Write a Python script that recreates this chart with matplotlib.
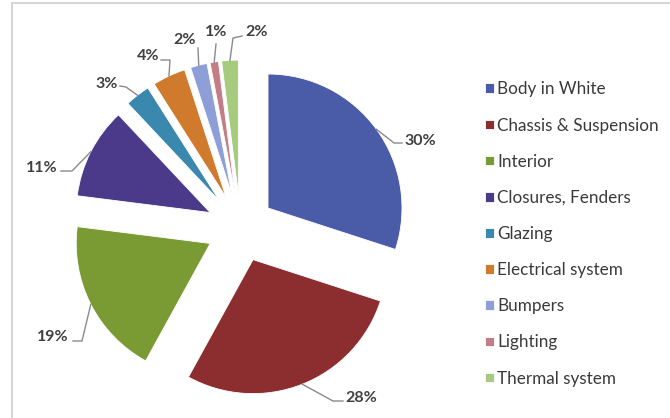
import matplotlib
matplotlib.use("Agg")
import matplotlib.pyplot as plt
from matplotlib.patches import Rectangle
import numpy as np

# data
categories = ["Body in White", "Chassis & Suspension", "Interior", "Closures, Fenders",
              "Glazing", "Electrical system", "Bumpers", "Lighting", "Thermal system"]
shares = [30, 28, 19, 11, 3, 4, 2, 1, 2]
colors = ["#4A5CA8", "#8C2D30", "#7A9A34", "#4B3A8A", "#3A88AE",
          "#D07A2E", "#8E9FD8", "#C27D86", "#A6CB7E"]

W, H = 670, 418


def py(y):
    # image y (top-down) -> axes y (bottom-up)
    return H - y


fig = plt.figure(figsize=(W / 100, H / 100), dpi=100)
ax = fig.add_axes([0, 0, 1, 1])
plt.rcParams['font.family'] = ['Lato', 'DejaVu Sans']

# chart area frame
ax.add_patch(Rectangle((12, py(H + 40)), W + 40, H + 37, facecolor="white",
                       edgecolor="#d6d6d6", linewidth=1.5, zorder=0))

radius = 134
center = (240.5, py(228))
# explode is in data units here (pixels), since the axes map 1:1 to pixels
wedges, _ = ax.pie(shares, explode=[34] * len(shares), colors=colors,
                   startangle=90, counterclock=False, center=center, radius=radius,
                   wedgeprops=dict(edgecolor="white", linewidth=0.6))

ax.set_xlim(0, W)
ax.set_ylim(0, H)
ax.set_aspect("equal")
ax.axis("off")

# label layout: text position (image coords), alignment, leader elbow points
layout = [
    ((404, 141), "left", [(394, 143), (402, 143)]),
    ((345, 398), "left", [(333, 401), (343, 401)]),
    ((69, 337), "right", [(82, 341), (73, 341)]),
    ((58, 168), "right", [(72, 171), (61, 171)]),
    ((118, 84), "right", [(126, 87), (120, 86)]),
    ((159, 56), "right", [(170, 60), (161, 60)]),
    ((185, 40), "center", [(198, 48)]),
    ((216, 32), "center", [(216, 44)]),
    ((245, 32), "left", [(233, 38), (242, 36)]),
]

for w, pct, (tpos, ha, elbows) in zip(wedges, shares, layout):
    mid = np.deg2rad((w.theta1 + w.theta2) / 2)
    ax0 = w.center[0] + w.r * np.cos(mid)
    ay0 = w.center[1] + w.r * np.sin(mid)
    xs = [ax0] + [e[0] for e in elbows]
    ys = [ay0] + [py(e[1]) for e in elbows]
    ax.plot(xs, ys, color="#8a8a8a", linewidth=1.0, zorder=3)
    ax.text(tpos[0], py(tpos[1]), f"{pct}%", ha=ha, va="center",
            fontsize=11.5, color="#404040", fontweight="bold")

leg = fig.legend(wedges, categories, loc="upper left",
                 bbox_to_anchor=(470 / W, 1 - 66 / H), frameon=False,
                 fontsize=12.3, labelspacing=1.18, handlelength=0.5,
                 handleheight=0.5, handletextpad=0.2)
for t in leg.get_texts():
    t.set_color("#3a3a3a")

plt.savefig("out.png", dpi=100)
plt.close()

==*==

[What is being asked]
Write out the data precisely as given, excluding the pictures.

[Reply]
Write a Python script that recreates this chart with matplotlib.
import matplotlib
matplotlib.use("Agg")
import matplotlib.pyplot as plt
from matplotlib.patches import Rectangle
import numpy as np

# data
categories = ["Body in White", "Chassis & Suspension", "Interior", "Closures, Fenders",
              "Glazing", "Electrical system", "Bumpers", "Lighting", "Thermal system"]
shares = [30, 28, 19, 11, 3, 4, 2, 1, 2]
colors = ["#4A5CA8", "#8C2D30", "#7A9A34", "#4B3A8A", "#3A88AE",
          "#D07A2E", "#8E9FD8", "#C27D86", "#A6CB7E"]

W, H = 670, 418


def py(y):
    # image y (top-down) -> axes y (bottom-up)
    return H - y


fig = plt.figure(figsize=(W / 100, H / 100), dpi=100)
ax = fig.add_axes([0, 0, 1, 1])
plt.rcParams['font.family'] = ['Lato', 'DejaVu Sans']

# chart area frame
ax.add_patch(Rectangle((12, py(H + 40)), W + 40, H + 37, facecolor="white",
                       edgecolor="#d6d6d6", linewidth=1.5, zorder=0))

radius = 134
center = (240.5, py(228))
# explode is in data units here (pixels), since the axes map 1:1 to pixels
wedges, _ = ax.pie(shares, explode=[34] * len(shares), colors=colors,
                   startangle=90, counterclock=False, center=center, radius=radius,
                   wedgeprops=dict(edgecolor="white", linewidth=0.6))

ax.set_xlim(0, W)
ax.set_ylim(0, H)
ax.set_aspect("equal")
ax.axis("off")

# label layout: text position (image coords), alignment, leader elbow points
layout = [
    ((404, 141), "left", [(394, 143), (402, 143)]),
    ((345, 398), "left", [(333, 401), (343, 401)]),
    ((69, 337), "right", [(82, 341), (73, 341)]),
    ((58, 168), "right", [(72, 171), (61, 171)]),
    ((118, 84), "right", [(126, 87), (120, 86)]),
    ((159, 56), "right", [(170, 60), (161, 60)]),
    ((185, 40), "center", [(198, 48)]),
    ((216, 32), "center", [(216, 44)]),
    ((245, 32), "left", [(233, 38), (242, 36)]),
]

for w, pct, (tpos, ha, elbows) in zip(wedges, shares, layout):
    mid = np.deg2rad((w.theta1 + w.theta2) / 2)
    ax0 = w.center[0] + w.r * np.cos(mid)
    ay0 = w.center[1] + w.r * np.sin(mid)
    xs = [ax0] + [e[0] for e in elbows]
    ys = [ay0] + [py(e[1]) for e in elbows]
    ax.plot(xs, ys, color="#8a8a8a", linewidth=1.0, zorder=3)
    ax.text(tpos[0], py(tpos[1]), f"{pct}%", ha=ha, va="center",
            fontsize=11.5, color="#404040", fontweight="bold")

leg = fig.legend(wedges, categories, loc="upper left",
                 bbox_to_anchor=(470 / W, 1 - 66 / H), frameon=False,
                 fontsize=12.3, labelspacing=1.18, handlelength=0.5,
                 handleheight=0.5, handletextpad=0.2)
for t in leg.get_texts():
    t.set_color("#3a3a3a")

plt.savefig("out.png", dpi=100)
plt.close()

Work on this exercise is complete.